Data Transformation - Manipulation
This article describes the modules in Azure Machine Learning Studio that you can use for basic data manipulation.
Applies to: Machine Learning Studio
This content pertains only to Studio. Similar drag and drop modules have been added to the visual interface in Machine Learning service. Learn more in this article comparing the two versions.
Machine Learning Studio supports tasks that are specific to machine learning, such as normalization or feature selection. The modules in this category are intended for more general tasks.
You can use Azure Machine Learning Workbench to perform more sophisticated data cleanup and preparations tasks by using "learn by example" functions. For examples, see Microsoft Machine Learning team blog post Data transformations “by example” in Machine Learning Workbench.
Data manipulation tasks
The modules in this category are intended to support core data management tasks that might need to be performed in Machine Learning Studio. The following tasks are examples of core data management tasks:
- Combine two datasets, either by using joins, or by merging columns or rows.
- Create new categories to use in grouping data.
- Modify column headings, change column data types, or flag columns as features or labels.

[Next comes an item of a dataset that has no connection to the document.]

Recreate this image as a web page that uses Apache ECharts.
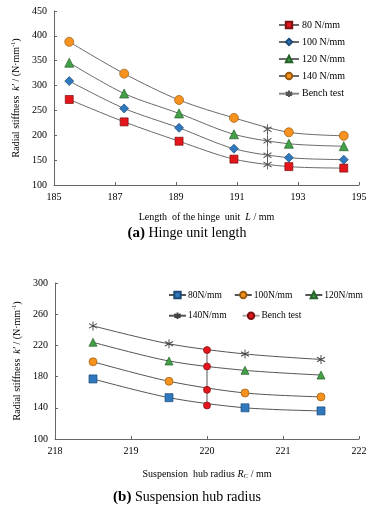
<!DOCTYPE html>
<html><head><meta charset="utf-8">
<script src="https://cdn.jsdelivr.net/npm/echarts@6/dist/echarts.min.js"></script>
<style>html,body{margin:0;padding:0;background:#fff}#c{width:374px;height:508px}</style>
</head><body><div id="c"></div>
<script>
// ---- data: (a) hinge unit length ----
const topX = [185.5, 187.3, 189.1, 190.9, 192.7, 194.5];
const top80 = [272, 227, 188, 152, 137, 134];
const top100 = [309, 254, 215, 173, 155, 151];
const top120 = [346, 284, 244, 202, 183, 178];
const top140 = [388, 324, 271, 235, 206, 199];
const topBenchX = 192;
const topBench = [141, 160, 189, 212];
const topNames = ['80 N/mm', '100 N/mm', '120 N/mm', '140 N/mm', 'Bench test'];
// ---- data: (b) suspension hub radius ----
const botX = [218.5, 219.5, 220.5, 221.5];
const bot80 = [177, 153, 140, 136];
const bot100 = [199, 174, 159, 154];
const bot120 = [224, 200, 188, 182];
const bot140 = [245, 222, 209, 202];
const botBenchX = 220;
const botBench = [143, 163, 193, 214];
const botNames = ['80N/mm', '100N/mm', '120N/mm', '140N/mm', 'Bench test '];

const FONT = '"Liberation Serif","Times New Roman",serif';
const star = 'path://M5,0L5,10M0.7,2.5L9.3,7.5M9.3,2.5L0.7,7.5';
const zip = (xs, ys) => xs.map((x, i) => [x, ys[i]]);

function ln(name, xi, data, symbol, size, fill, border, lineColor) {
  return {
    name, type: 'line', xAxisIndex: xi, yAxisIndex: xi, data,
    smooth: 0.3, symbol, symbolSize: size, showSymbol: true,
    lineStyle: { color: lineColor || '#6a6a6a', width: 1 },
    itemStyle: { color: fill, borderColor: border, borderWidth: symbol === star ? 1 : 0.7 },
    emphasis: { disabled: true }, z: 3
  };
}

const axisCommon = {
  axisLine: { lineStyle: { color: '#666', width: 1 } },
  axisTick: { inside: true, length: 3, lineStyle: { color: '#666' } },
  axisLabel: { color: '#000', fontFamily: FONT, fontSize: 10 },
  splitLine: { show: false }
};
const nameStyle = {
  color: '#000', fontFamily: FONT, fontSize: 10,
  rich: {
    a: { fontFamily: FONT, fontSize: 10, color: '#000' },
    i: { fontFamily: FONT, fontSize: 10, fontStyle: 'italic', color: '#000' },
    sup: { fontFamily: FONT, fontSize: 6, color: '#000', verticalAlign: 'top', lineHeight: 12 },
    sub: { fontFamily: FONT, fontSize: 7, fontStyle: 'italic', color: '#000', verticalAlign: 'bottom', lineHeight: 12 }
  }
};
const yName = '{a|Radial stiffness  }{i|k′}{a| / (N·mm}{sup|-1}{a|)}';
const legTextTop = { fontFamily: FONT, fontSize: 10, color: '#000', padding: [0, 0, 0, -2] };
const legTextBot = { fontFamily: FONT, fontSize: 9.5, color: '#000', padding: [0, 0, 0, -3] };

const chart = echarts.init(document.getElementById('c'), null, { renderer: 'canvas' });
chart.setOption({
  animation: false,
  backgroundColor: '#fff',
  grid: [
    { left: 54, top: 11, width: 305, height: 174 },
    { left: 55, top: 283, width: 304, height: 156 }
  ],
  xAxis: [
    Object.assign({}, axisCommon, { gridIndex: 0, type: 'value', min: 185, max: 195, interval: 2,
      name: '{a|Length  of the hinge  unit  }{i|L}{a| / mm}', nameLocation: 'middle', nameGap: 27, nameTextStyle: nameStyle,
      axisLabel: Object.assign({}, axisCommon.axisLabel, { margin: 7 }) }),
    Object.assign({}, axisCommon, { gridIndex: 1, type: 'value', min: 218, max: 222, interval: 1,
      name: '{a|Suspension  hub radius }{i|R}{sub|C}{a| / mm}', nameLocation: 'middle', nameGap: 29, nameTextStyle: nameStyle,
      axisLabel: Object.assign({}, axisCommon.axisLabel, { margin: 7 }) })
  ],
  yAxis: [
    Object.assign({}, axisCommon, { gridIndex: 0, type: 'value', min: 100, max: 450, interval: 50,
      name: yName, nameLocation: 'middle', nameGap: 32, nameTextStyle: nameStyle,
      axisLabel: Object.assign({}, axisCommon.axisLabel, { margin: 7 }) }),
    Object.assign({}, axisCommon, { gridIndex: 1, type: 'value', min: 100, max: 300, interval: 40,
      name: yName, nameLocation: 'middle', nameGap: 32, nameTextStyle: nameStyle,
      axisLabel: Object.assign({}, axisCommon.axisLabel, { margin: 7 }) })
  ],
  legend: [
    { data: topNames, orient: 'vertical', left: 273, top: 15, itemWidth: 20, itemHeight: 8, itemGap: 7,
      textStyle: legTextTop, selectedMode: false },
    { data: botNames.slice(0, 3), orient: 'horizontal', left: 163, top: 285, width: 211, itemWidth: 17, itemHeight: 8, itemGap: 12,
      textStyle: legTextBot, selectedMode: false },
    { data: botNames.slice(3), orient: 'horizontal', left: 163, top: 305, itemWidth: 17, itemHeight: 8, itemGap: 15,
      textStyle: legTextBot, selectedMode: false }
  ],
  graphic: [
    { type: 'text', left: 'center', top: 226, style: {
      text: '{b|(a)} {n|Hinge unit length}', font: '14px ' + FONT, fill: '#000',
      rich: { b: { fontFamily: FONT, fontSize: 15, fontWeight: 'bold', fill: '#000' }, n: { fontFamily: FONT, fontSize: 14, fill: '#000' } } } },
    { type: 'text', left: 'center', top: 490, style: {
      text: '{b|(b)} {n|Suspension hub radius}', font: '14px ' + FONT, fill: '#000',
      rich: { b: { fontFamily: FONT, fontSize: 15, fontWeight: 'bold', fill: '#000' }, n: { fontFamily: FONT, fontSize: 14, fill: '#000' } } } }
  ],
  series: [
    ln(topNames[0], 0, zip(topX, top80), 'rect', 8, '#e4161c', '#7a1010'),
    ln(topNames[1], 0, zip(topX, top100), 'diamond', 9, '#2f78bd', '#1b4a78'),
    ln(topNames[2], 0, zip(topX, top120), 'triangle', 9, '#43a047', '#25622a'),
    ln(topNames[3], 0, zip(topX, top140), 'circle', 9, '#f7921e', '#9a5a10'),
    Object.assign(ln(topNames[4], 0, topBench.map(v => [topBenchX, v]), star, [8, 10], 'none', '#555', '#888'), { smooth: false, z: 4 }),
    ln(botNames[0], 1, zip(botX, bot80), 'rect', 8, '#2f78bd', '#1b4a78', '#555'),
    ln(botNames[1], 1, zip(botX, bot100), 'circle', 8, '#f7921e', '#9a5a10', '#555'),
    ln(botNames[2], 1, zip(botX, bot120), 'triangle', 8, '#43a047', '#25622a', '#555'),
    ln(botNames[3], 1, zip(botX, bot140), star, [8, 9], 'none', '#444', '#555'),
    Object.assign(ln(botNames[4], 1, botBench.map(v => [botBenchX, v]), 'circle', 7, '#e4161c', '#7a1010', '#aaa'),
      { smooth: false, z: 4, lineStyle: { color: '#aaa', width: 2 } })
  ]
});
</script></body></html>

- Check for missing values, and then replace them with appropriate values.
- Perform sampling or divide a dataset into training and testing sets: Use the Data Transformation - Sample and Split modules.
- Scale numbers, normalize data, or put numerical values into bins: Use the Data Transformation - Scale and Reduce modules.

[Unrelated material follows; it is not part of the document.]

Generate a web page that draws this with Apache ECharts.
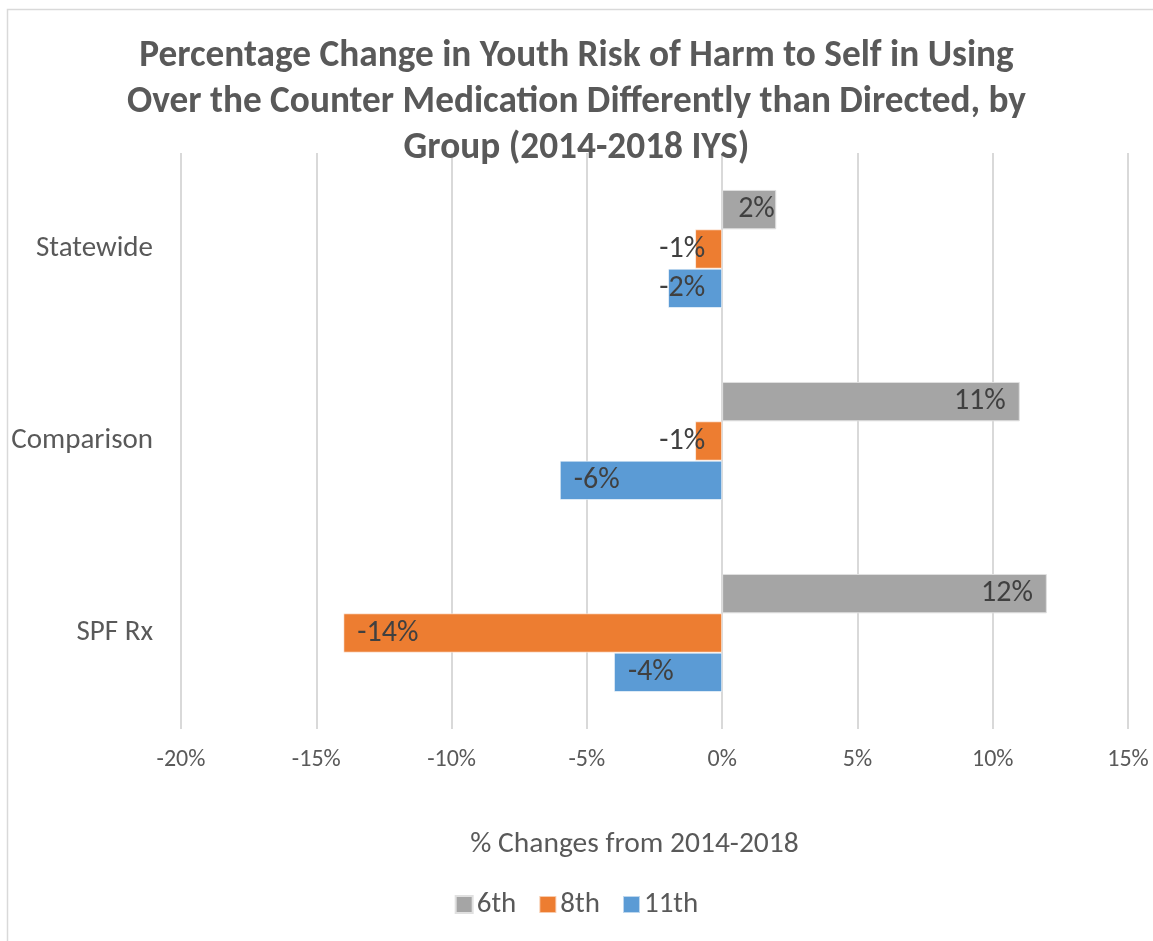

- Perform calculations on numeric data fields or to generate commonly used statistics: Use the tools in Statistical Functions.

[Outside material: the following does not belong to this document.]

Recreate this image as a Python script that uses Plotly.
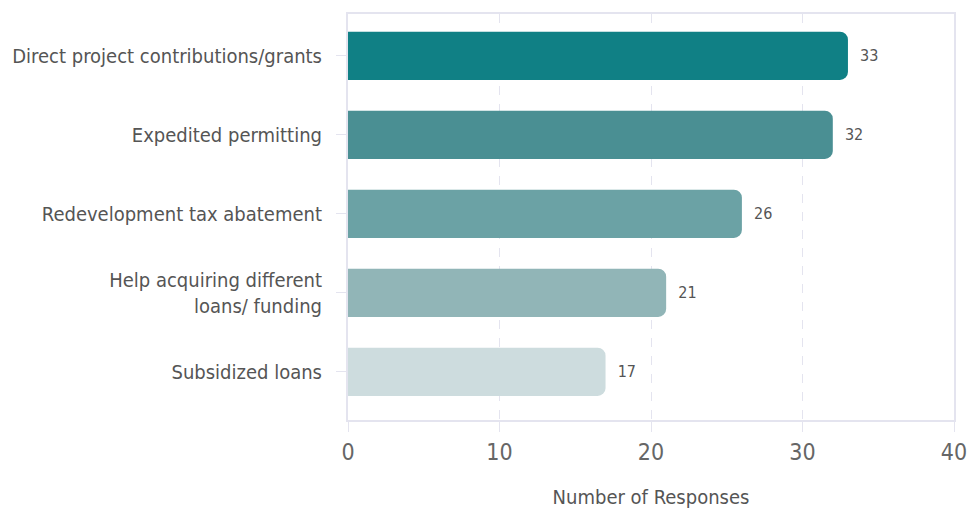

For examples of how to work with complex data in machine learning experiments, see these samples in the Azure AI Gallery:
- Data Processing and Analysis: Demonstrates key tools and processes.
- Breast cancer detection: Illustrates how to partition datasets, and then apply special processing to each partition.
Modules in this category
The Data Transformation - Manipulation category includes the following modules:
- Add Columns: Adds a set of columns from one dataset to another.
- Add Rows: Appends a set of rows from an input dataset to the end of another dataset.
- Apply SQL Transformation: Runs a SQLite query on input datasets to transform the data.
- Clean Missing Data: Specifies how to handle values that are missing from a dataset. This module replaces Missing Values Scrubber (deprecated), which has been deprecated.
- Convert to Indicator Values: Converts categorical values in columns to indicator values.
- Edit Metadata: Edits metadata that's associated with columns in a dataset.
- Group Categorical Values: Groups data from multiple categories into a new category.
- Join Data: Joins two datasets.
- Remove Duplicate Rows: Removes duplicate rows from a dataset.
- Select Columns in Dataset: Selects columns to include in a dataset or exclude from a dataset in an operation.
- Select Columns Transform: Creates a transformation that selects the same subset of columns as in a specified dataset.
- SMOTE: Increases the number of low-incidence examples in a dataset by using synthetic minority oversampling.